Mon épouse d'alors, relate-t-il, a été également incarcérée au même moment et a dû passer plus de temps que moi dans le commissariat , ajoutant qu'elle était en compagnie de l'épouse de son meilleur ami qui a fait une fausse couche à cause de ce qu'elle a enduré. M. Herzenni a raconté comment ses soeurs Latifa, Khadija et Amina, ainsi que son frère cadet Driss, qui étaient alors au primaire et au secondaire, ont été harcelés par des gens proches des milieux sécuritaires qui n'ont ressenti aucune gêne à les poursuivre durant plusieurs semaines sinon des mois en proférant des injures à l'encontre de leurs frères Abdellah et lui-même. Evoquant la torture qu'il a subie, Herzenni note qu'il a eu sa part, qui "reste en deçà de ce que bien d'autres personnes ont enduré". "J'ai tendance à éprouver de la pitié envers les tortionnaires qui ne sauraient, en dépit de leurs méthodes, porter atteinte à la dignité des gens dignes".

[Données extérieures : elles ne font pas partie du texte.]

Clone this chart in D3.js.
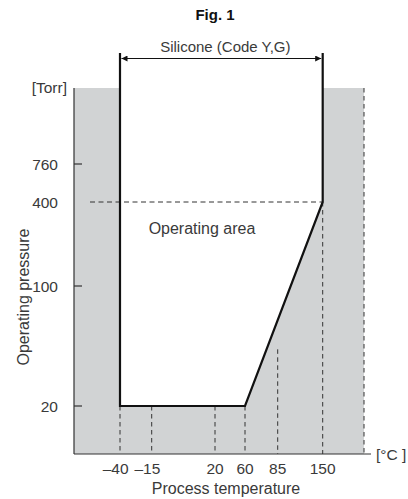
<!DOCTYPE html>
<html>
<head>
<meta charset="utf-8">
<style>
  body { margin: 0; background: #fff; }
  svg { display: block; font-family: "Liberation Sans", Arial, sans-serif; }
  text { fill: #3a3a3a; }
</style>
</head>
<body>
<div id="chart"></div>
<script src="https://d3js.org/d3.v7.min.js"></script>
<script>
'use strict';

// data
var tempTicks = [-40, -15, 20, 60, 85, 150];
var pressureTicks = [20, 100, 400, 760];
var boundaryTemp = [-40, -40, 60, 150, 150];
var boundaryPressure = [null, 20, 20, 400, null];   // null = open top
var dashTemps = [-40, -15, 20, 60, 85, 150];
var tickMarkPressures = [20, 100, 760];
var refPressure = 400;

var W = 408, H = 499;
var pLeft = 74, pRight = 364, pTop = 88, pBottom = 454, lineTop = 53;

// the original axes are not to scale, so both scales are piecewise
var x = d3.scaleLinear()
  .domain(tempTicks)
  .range([120, 151.7, 215, 245, 277.7, 322.7]);
var y = d3.scaleLinear()
  .domain(pressureTicks)
  .range([406, 286, 202, 164]);

var svg = d3.select('#chart').append('svg')
  .attr('width', W).attr('height', H);

svg.append('defs').append('marker')
  .attr('id', 'arr').attr('viewBox', '0 0 10 10')
  .attr('refX', 10).attr('refY', 5)
  .attr('markerWidth', 10).attr('markerHeight', 6)
  .attr('markerUnits', 'userSpaceOnUse')
  .attr('orient', 'auto-start-reverse')
  .append('path').attr('d', 'M0,0L10,5L0,10z').attr('fill', '#111');

// grey out-of-range area
svg.append('rect')
  .attr('x', pLeft).attr('y', pTop)
  .attr('width', pRight - pLeft).attr('height', pBottom - pTop)
  .attr('fill', '#d1d3d4');

function py(p) { return p === null ? lineTop : y(p); }

// white operating area
var pts = boundaryTemp.map(function(t, i) { return [x(t), py(boundaryPressure[i])]; });
svg.append('path')
  .attr('d', d3.line()(pts) + 'Z')
  .attr('fill', '#fff');

// dashed guides
var dash = svg.append('g').attr('stroke', '#333').attr('stroke-width', 1)
  .attr('fill', 'none');
dash.append('line')
  .attr('x1', pLeft + 16).attr('x2', x(150))
  .attr('y1', y(refPressure)).attr('y2', y(refPressure))
  .attr('stroke-dasharray', '5,3.5');

function boundaryY(t) {
  // y of the black boundary at temperature t
  for (var i = 1; i < boundaryTemp.length - 1; i++) {
    var t0 = boundaryTemp[i], t1 = boundaryTemp[i + 1];
    if (t >= t0 && t <= t1 && t1 > t0) {
      var f = (t - t0) / (t1 - t0);
      return py(boundaryPressure[i]) + f * (py(boundaryPressure[i + 1]) - py(boundaryPressure[i]));
    }
  }
  return y(20);
}
dash.selectAll('line.v').data(dashTemps).enter().append('line')
  .attr('class', 'v')
  .attr('x1', function(d) { return x(d); }).attr('x2', function(d) { return x(d); })
  .attr('y1', function(d) { return d === 150 ? y(refPressure) : boundaryY(d); })
  .attr('y2', pBottom)
  .attr('stroke-dasharray', '4.5,3.5');
dash.append('line')
  .attr('x1', pRight).attr('x2', pRight)
  .attr('y1', pTop).attr('y2', pBottom)
  .attr('stroke-dasharray', '4.5,3.5');

// axes
var ax = svg.append('g').attr('stroke', '#333').attr('stroke-width', 1.2);
ax.append('line').attr('x1', pLeft).attr('x2', pLeft).attr('y1', pTop).attr('y2', pBottom);
ax.append('line').attr('x1', pLeft).attr('x2', pRight + 7).attr('y1', pBottom).attr('y2', pBottom);
ax.selectAll('line.t').data(tickMarkPressures).enter().append('line')
  .attr('class', 't')
  .attr('x1', pLeft).attr('x2', pLeft + 8)
  .attr('y1', function(d) { return y(d); }).attr('y2', function(d) { return y(d); });

// black boundary
svg.append('path')
  .attr('d', d3.line()(pts))
  .attr('fill', 'none').attr('stroke', '#111').attr('stroke-width', 2.2)
  .attr('stroke-linejoin', 'miter');

// arrow
svg.append('line')
  .attr('x1', x(-40) + 1.5).attr('x2', x(150) - 1.5)
  .attr('y1', lineTop + 5.5).attr('y2', lineTop + 5.5)
  .attr('stroke', '#111').attr('stroke-width', 1.2)
  .attr('marker-start', 'url(#arr)').attr('marker-end', 'url(#arr)');

// labels
var fs = '16px';
svg.append('text').attr('x', 215).attr('y', 20)
  .attr('text-anchor', 'middle').attr('font-weight', 'bold').attr('font-size', '15px')
  .style('fill', '#111').text('Fig. 1');
svg.append('text').attr('x', (x(-40) + x(150)) / 2 + 4).attr('y', 52)
  .attr('text-anchor', 'middle').attr('font-size', '15px').text('Silicone (Code Y,G)');
svg.append('text').attr('x', 67).attr('y', pTop + 5)
  .attr('text-anchor', 'end').attr('font-size', '15.5px').text('[Torr]');
svg.selectAll('text.yt').data(pressureTicks).enter().append('text')
  .attr('class', 'yt')
  .attr('x', 58).attr('y', function(d) { return y(d) + 5.5; })
  .attr('text-anchor', 'end').attr('font-size', '15.5px').text(function(d) { return d; });
svg.selectAll('text.xt').data(tempTicks).enter().append('text')
  .attr('class', 'xt')
  .attr('x', function(d) { return x(d); }).attr('y', 474)
  .attr('dx', function(d) { return d < 0 ? -4.3 : 0; })
  .attr('text-anchor', 'middle').attr('font-size', '15.5px')
  .text(function(d) { return d < 0 ? '\u2013' + (-d) : d; });
svg.append('text').attr('x', pRight + 12).attr('y', pBottom + 5.5)
  .attr('font-size', '15.5px').text('[\u00b0C ]');
svg.append('text').attr('x', 226).attr('y', 494)
  .attr('text-anchor', 'middle').attr('font-size', fs).text('Process temperature');
svg.append('text')
  .attr('transform', 'translate(29,297) rotate(-90)')
  .attr('text-anchor', 'middle').attr('font-size', fs).text('Operating  pressure');
svg.append('text').attr('x', 202).attr('y', 234)
  .attr('text-anchor', 'middle').attr('font-size', fs).text('Operating area');
</script>
</body>
</html>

Malgré tout cela, le moment d'équité et de réconciliation que "nous vivons m'impose d'avouer que la période passée n'était pas qu'obscurité et que ses hommes n'étaient pas tous symboles du mal absolu", a-t-il fait remarquer, expliquant qu'un minimum de libertés publiques a pu être préservé, dont les libertés de réunion, d'organisation et d'expression.

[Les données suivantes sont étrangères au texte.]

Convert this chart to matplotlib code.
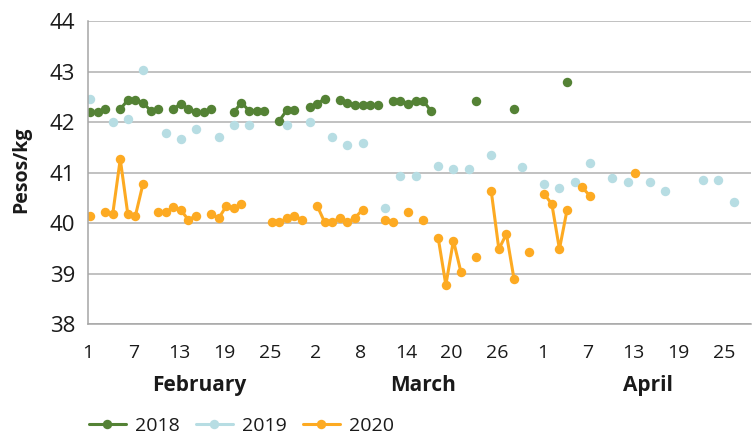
import numpy as np
import pandas as pd
import matplotlib
matplotlib.use("Agg")
import matplotlib.pyplot as plt
import matplotlib.transforms as mtransforms

plt.rcParams['font.family'] = ['Open Sans', 'DejaVu Sans']

# ---- data (day index: 0 = 1 February, 29 = 1 March, 60 = 1 April) ----
days_2018 = [0, 1, 2, 4, 5, 6, 7, 8, 9, 11, 12, 13, 14, 15, 16, 19, 20, 21, 22, 23,
             25, 26, 27, 29, 30, 31, 33, 34, 35, 36, 37, 38, 40, 41, 42, 43, 44, 45,
             51, 56, 63]
vals_2018 = [42.20, 42.20, 42.26, 42.26, 42.44, 42.44, 42.39, 42.23, 42.26, 42.26,
             42.37, 42.26, 42.20, 42.20, 42.26, 42.20, 42.39, 42.23, 42.23, 42.23,
             42.03, 42.24, 42.24, 42.31, 42.36, 42.47, 42.44, 42.39, 42.34, 42.34,
             42.34, 42.34, 42.43, 42.43, 42.37, 42.43, 42.43, 42.23, 42.43, 42.26,
             42.79]

days_2019 = [0, 3, 5, 7, 10, 12, 14, 17, 19, 21, 26, 29, 32, 34, 36, 39, 41, 43, 46,
             48, 50, 53, 57, 60, 62, 64, 66, 69, 71, 74, 76, 81, 83, 85]
vals_2019 = [42.47, 42.00, 42.06, 43.03, 41.79, 41.67, 41.87, 41.71, 41.95, 41.95,
             41.95, 42.00, 41.71, 41.55, 41.58, 40.30, 40.94, 40.94, 41.14, 41.07,
             41.07, 41.35, 41.11, 40.78, 40.70, 40.82, 41.19, 40.90, 40.82, 40.82,
             40.63, 40.86, 40.86, 40.43]

days_2020 = [0, 2, 3, 4, 5, 6, 7, 9, 10, 11, 12, 13, 14, 16, 17, 18, 19, 20, 24, 25,
             26, 27, 28, 30, 31, 32, 33, 34, 35, 36, 39, 40, 42, 44, 46, 47, 48, 49,
             51, 53, 54, 55, 56, 58, 60, 61, 62, 63, 65, 66, 72]
vals_2020 = [40.15, 40.22, 40.18, 41.27, 40.18, 40.15, 40.78, 40.22, 40.22, 40.32,
             40.26, 40.07, 40.15, 40.18, 40.10, 40.34, 40.30, 40.38, 40.02, 40.02,
             40.10, 40.15, 40.07, 40.35, 40.02, 40.02, 40.11, 40.02, 40.11, 40.27,
             40.07, 40.02, 40.22, 40.07, 39.70, 38.78, 39.66, 39.03, 39.34, 40.63,
             39.49, 39.79, 38.90, 39.43, 40.58, 40.38, 39.49, 40.26, 40.71, 40.55,
             41.00]

tick_days = [0, 6, 12, 18, 24, 30, 36, 42, 48, 54, 60, 66, 72, 78, 84]
tick_labels = ['1', '7', '13', '19', '25', '2', '8', '14', '20', '26',
               '1', '7', '13', '19', '25']
months = ['February', 'March', 'April']
month_centers = [14.4, 44.0, 73.7]

series = [('2018', days_2018, vals_2018, '#548235'),
          ('2019', days_2019, vals_2019, '#B7DDE3'),
          ('2020', days_2020, vals_2020, '#FDAA22')]

# ---- figure ----
W, H = 752, 436
fig = plt.figure(figsize=(W / 100, H / 100), dpi=100)
x0, x1, ytop, ybot = 87.7, 751.0, 21.2, 324.4
ax = fig.add_axes([x0 / W, 1 - ybot / H, (x1 - x0) / W, (ybot - ytop) / H])

full_index = np.arange(0, 88)
for name, d, v, c in series:
    s = pd.Series(v, index=d).reindex(full_index)
    ax.plot(s.index, s.values, color=c, lw=2.2, marker='o', ms=6.8,
            markeredgewidth=0, label=name, solid_capstyle='round')

ax.set_xlim(-0.3, 87.3)
ax.set_ylim(38, 44)
ax.set_yticks(np.arange(38, 45, 1))
ax.yaxis.grid(True, color='#B0B0B0', lw=1.1)
ax.set_axisbelow(True)

ax.set_xticks([t - 0.25 for t in tick_days])
ax.set_xticklabels(tick_labels)
ax.tick_params(axis='x', length=0, pad=14, labelsize=14, colors='#1a1a1a')
ax.tick_params(axis='y', length=0, pad=9, labelsize=16, colors='#1a1a1a')

for side in ['top', 'right']:
    ax.spines[side].set_visible(False)
for side in ['left', 'bottom']:
    ax.spines[side].set_color('#A6A6A6')
    ax.spines[side].set_linewidth(1.1)

trans = mtransforms.blended_transform_factory(ax.transData, ax.transAxes)
for m, c in zip(months, month_centers):
    ax.text(c, (ybot - 385) / (ybot - ytop), m, transform=trans, ha='center',
            va='center', fontsize=15, fontweight='bold', color='#1a1a1a')

fig.text(21 / W, 1 - 170 / H, 'Pesos/kg', rotation=90, ha='center', va='center',
         fontsize=14, fontweight='bold', color='#1a1a1a')

leg = fig.legend(loc='center left', bbox_to_anchor=(89 / W, 1 - 426 / H),
                 ncol=3, frameon=False, fontsize=14, handlelength=1.9,
                 handletextpad=0.45, columnspacing=0.85, borderpad=0,
                 borderaxespad=0)
for t in leg.get_texts():
    t.set_color('#1a1a1a')

fig.savefig('out.png', dpi=100)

Il a en outre mis en exergue les réalisations accomplies en ce qui concerne la préservation de l'intégrité territoriale et en matière de politique extérieure et de développement économique. Dans ce cadre, il considère qu'"il est difficile de ne pas reconnaitre le rôle joué par feu SM Hassan II, que Dieu ait son âme". En revanche, il a avoué qu'il n'était pas un "ange" et que sa culture n'était pas forcément démocratique dans la mesure où il n'excluait pas le recours à la violence en tant que moyen pour mettre en oeuvre ce qu'il croyait être "la juste voie". Dans son témoignage, il a élevé des prières pour le repos de l'âme de feu SM Hassan II et de bien d'autres disparus, dont Mehdi Ben Barka, Omar Dahkoun, Mahmoud Bennouna, Jbiha Rahal, Mustapha Ouali, Brahim Tizniti, Zeroual et Saida Mnebhi.

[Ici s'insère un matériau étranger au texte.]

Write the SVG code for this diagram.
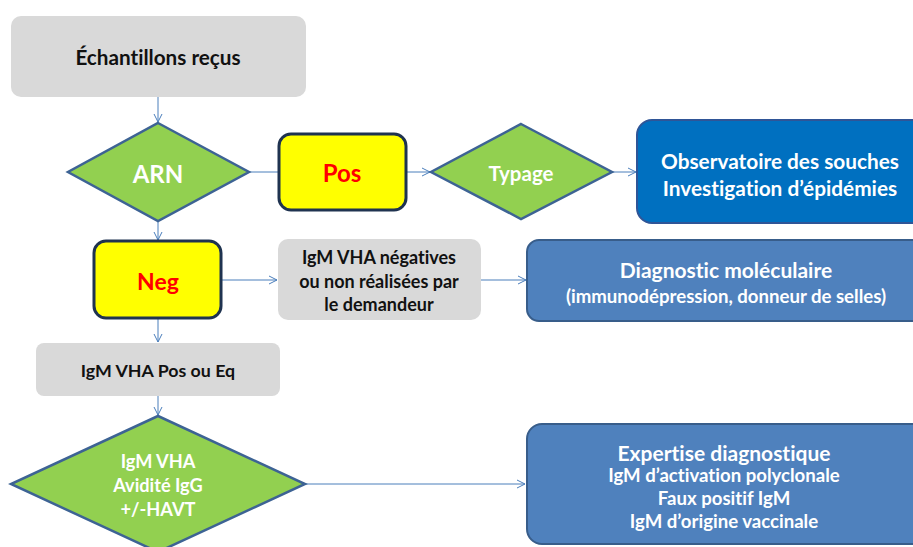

Il a également prié le Tout-puissant d'accorder longue vie à SM le Roi Mohammed VI qui, "sans Sa fibre démocratique et Sa volonté de mettre Son pays à l'abri de tout danger, notre réunion d'aujourd'hui n'aurait pas eu lieu pour inaugurer, ensemble, une nouvelle ère de réconciliation du Maroc avec lui-même, d'essor et de gloire". M. Herzenni a également souhaité plein succès aux collaborateurs du Souverain et à leur tête les membres de l'Instance Equité et Réconciliation, aux militants des droits de l'homme et à tous ceux qui sont soucieux de l'avenir du Maroc.

Si "l'on disait du Maroc un pays d'opportunités perdues", il importe de ne pas rater "celle qui se présente à nous aujourd'hui", a indiqué M. Herzenni, soulignant que le peuple et les jeunes marocains feront bloc contre tous ceux, conservateurs déclarés ou prétendants au changement radical et global, qui voudraient anéantir cette chance. "Pour abandonner définitivement le despotisme, le sous-développement et la dissension, le pays a besoin d'une école nationale publique capable de qualifier notre jeunesse et de lui offrir des chances égales d'ascension sociale, une école pour apprendre le savoir et inculquer l'essence d'une vie digne", a-t-il soutenu.

"Le besoin est pressant pour une justice indépendante où le magistrat doit s'en tenir rigoureusement au texte juridique et à ce que lui dicte sa conscience ", a-t-il poursuivi, ajoutant que "nous avons tous besoin d'apprendre quelque chose appelé la responsabilité individuelle dans la punition comme dans la rétribution", au lieu d'étendre la répression, comme ce fut le cas par le passé, à la famille et aux proches de l'auteur d'un délit. Pour ce faire, il importe, selon lui, de reconsidérer la question de l'école et de l'enseignement sous le prisme du contenu, qui devrait ancrer le sens de la dignité de l'individu, à travers un enseignement basé sur l'identité marocaine et ouvert sur les valeurs de la justice et de la vertu.

"C'est bien là la véritable indemnisation à laquelle j'aspire", a-t-il dit. "Que mes enfants, mes proches et mes amis tiennent ce propos pour testament que je ne modifierais point aussi longtemps que je vivrais et que vive le Maroc", a-t-il conclu.
Né en 1948, Ahmed Herzenni a été arrêté, le 22 février1972. Il est resté en détention, jusqu'au 10 mars de la même année, à Derb Moulay Chrif à Casablanca, avant d'être transféré à la prison civile "Ghbila" dans la même ville où il a séjourné jusqu'en août 1973. A cette date, il a été conduit à la prison centrale de Kénitra, d'où il a été libéré le 22 août en 1984.